GIVEN INSTRUCTION: Retype only what runs from the first line of the listing to the line holding "(15,6) rectangle (1208,642);", both included. Do not retype the pictures.

Records with drawing code
-------------------------
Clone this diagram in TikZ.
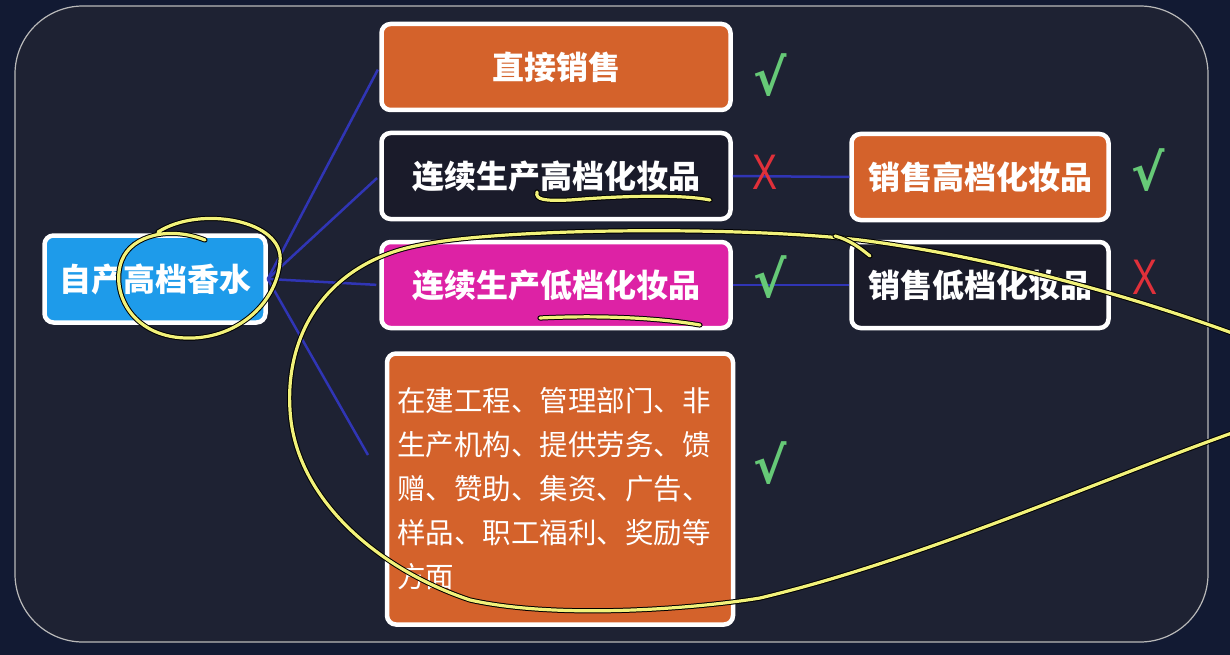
\documentclass[tikz,border=0pt]{standalone}
\usepackage{fontspec}
\newfontfamily\cjk{Noto Sans CJK SC}
\newfontfamily\marksfont{DejaVu Sans}
\newfontfamily\crossfont{Liberation Sans}
\usetikzlibrary{positioning}
\definecolor{pageCol}{HTML}{121A33}
\definecolor{panelCol}{HTML}{1E2233}
\definecolor{orangeCol}{HTML}{D4622B}
\definecolor{pinkCol}{HTML}{DD22A5}
\definecolor{rootCol}{HTML}{1E9BEA}
\definecolor{darkCol}{HTML}{1A1B2A}
\definecolor{linkCol}{HTML}{3035B5}
\definecolor{okCol}{HTML}{66C977}
\definecolor{noCol}{HTML}{E0303A}
\definecolor{penCol}{HTML}{F2F27A}

\begin{document}
\begin{tikzpicture}[x=1pt,y=-1pt,
  font=\cjk\bfseries\fontsize{32}{38}\selectfont,
  box/.style={draw=white,fill=#1,line width=4.5pt,rounded corners=9pt,
    minimum width=349pt,minimum height=86pt,text=white,inner sep=0pt},
  link/.style={draw=linkCol,line width=2.5pt},
  ok/.style={text=okCol,font=\marksfont\bfseries\fontsize{50}{50}\selectfont},
  no/.style={text=noCol,font=\crossfont\fontsize{50}{50}\selectfont,xscale=0.75},
  pen/.style={draw=penCol,line width=3.2pt,line cap=round,
    preaction={draw=black,line width=5.2pt,line cap=round}},
]
\useasboundingbox (0,0) rectangle (1230,655);
\fill[pageCol] (0,0) rectangle (1230,655);
\draw[fill=panelCol,draw=gray!55,line width=1.2pt,rounded corners=68pt] (15,6) rectangle (1208,642);

% boxes
\node[box=rootCol,minimum width=221pt,minimum height=87pt] (root) at (155,279) {自产高档香水};
\node[box=orangeCol] (direct) at (556,67) {直接销售};
\node[box=darkCol] (makeHigh) at (556,176) {连续生产高档化妆品};
\node[box=pinkCol] (makeLow) at (556,285) {连续生产低档化妆品};
\node[box=orangeCol,minimum width=346pt,minimum height=271pt,text width=326pt,
  font=\cjk\mdseries\fontsize{28.5}{44}\selectfont,align=left] (other) at (560,489)
  {在建工程、管理部门、非\\生产机构、提供劳务、馈\\赠、赞助、集资、广告、\\样品、职工福利、奖励等\\方面};
\node[box=orangeCol,minimum width=257pt] (sellHigh) at (980,177) {销售高档化妆品};
\node[box=darkCol,minimum width=257pt] (sellLow) at (980,285) {销售低档化妆品};

% links
\coordinate (otherIn) at (368,455);
\draw[link,shorten >=3pt] (root.east) -- (direct.west);
\draw[link,shorten >=3pt] (root.east) -- (makeHigh.west);
\draw[link,shorten >=3pt] (root.east) -- (makeLow.west);
\draw[link] (root.east) -- (otherIn);
\draw[link] (makeHigh.east) -- (sellHigh.west);
\draw[link] (makeLow.east) -- (sellLow.west);

% marks
\node[ok] (okDirect) at (770,75) {√};
\node[no] (noHigh) at (765,172) {X};
\node[ok] (okLow) at (770,277) {√};
\node[ok] (okOther) at (770,463) {√};
\node[ok] (okSell) at (1148,170) {√};
\node[no] (noSell) at (1145,277) {X};

% pen notes
\draw[pen] (158,232) .. controls (200,205) and (285,220) .. (280,262)
  .. controls (276,305) and (235,340) .. (185,338)
  .. controls (130,336) and (110,290) .. (122,260)
  .. controls (132,235) and (170,226) .. (205,240);
\draw[pen] (537,192) .. controls (535,200) and (545,201) .. (570,200)
  .. controls (620,196) and (680,194) .. (710,200);
\draw[pen] (540,318) .. controls (600,315) and (660,318) .. (700,325);
\draw[pen] (1232,333) .. controls (1120,292) and (980,255) .. (860,240)
  .. controls (740,226) and (500,228) .. (420,245)
  .. controls (330,262) and (285,330) .. (290,410)
  .. controls (295,500) and (380,570) .. (470,600)
  .. controls (560,620) and (700,608) .. (760,598)
  .. controls (920,560) and (1100,480) .. (1232,433);
\draw[pen] (835,236) .. controls (850,240) and (860,248) .. (870,256);
\end{tikzpicture}
\end{document}
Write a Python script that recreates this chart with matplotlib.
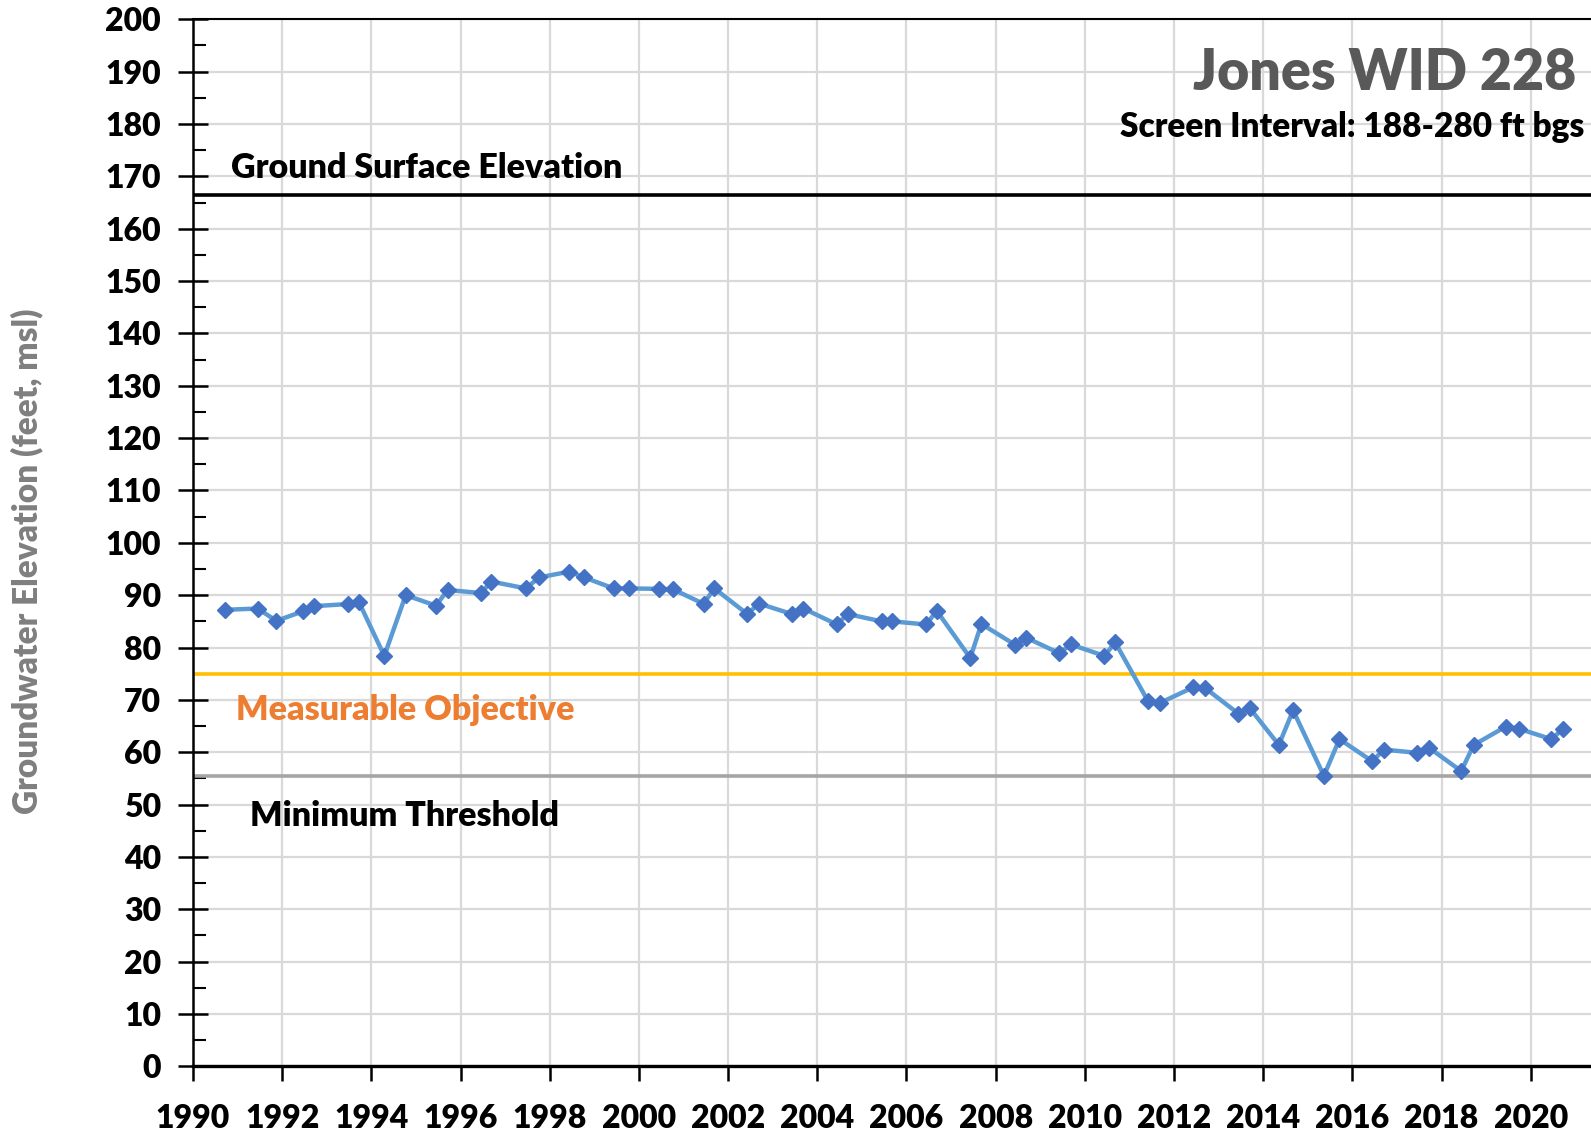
-------------------------
REPLY TO THE EXERCISE:
Clone this diagram in TikZ.
\documentclass[tikz,border=0pt]{standalone}
\usepackage{fontspec}
\newfontfamily\cjk{Noto Sans CJK SC}
\newfontfamily\marksfont{DejaVu Sans}
\newfontfamily\crossfont{Liberation Sans}
\usetikzlibrary{positioning}
\definecolor{pageCol}{HTML}{121A33}
\definecolor{panelCol}{HTML}{1E2233}
\definecolor{orangeCol}{HTML}{D4622B}
\definecolor{pinkCol}{HTML}{DD22A5}
\definecolor{rootCol}{HTML}{1E9BEA}
\definecolor{darkCol}{HTML}{1A1B2A}
\definecolor{linkCol}{HTML}{3035B5}
\definecolor{okCol}{HTML}{66C977}
\definecolor{noCol}{HTML}{E0303A}
\definecolor{penCol}{HTML}{F2F27A}

\begin{document}
\begin{tikzpicture}[x=1pt,y=-1pt,
  font=\cjk\bfseries\fontsize{32}{38}\selectfont,
  box/.style={draw=white,fill=#1,line width=4.5pt,rounded corners=9pt,
    minimum width=349pt,minimum height=86pt,text=white,inner sep=0pt},
  link/.style={draw=linkCol,line width=2.5pt},
  ok/.style={text=okCol,font=\marksfont\bfseries\fontsize{50}{50}\selectfont},
  no/.style={text=noCol,font=\crossfont\fontsize{50}{50}\selectfont,xscale=0.75},
  pen/.style={draw=penCol,line width=3.2pt,line cap=round,
    preaction={draw=black,line width=5.2pt,line cap=round}},
]
\useasboundingbox (0,0) rectangle (1230,655);
\fill[pageCol] (0,0) rectangle (1230,655);
\draw[fill=panelCol,draw=gray!55,line width=1.2pt,rounded corners=68pt] (15,6) rectangle (1208,642);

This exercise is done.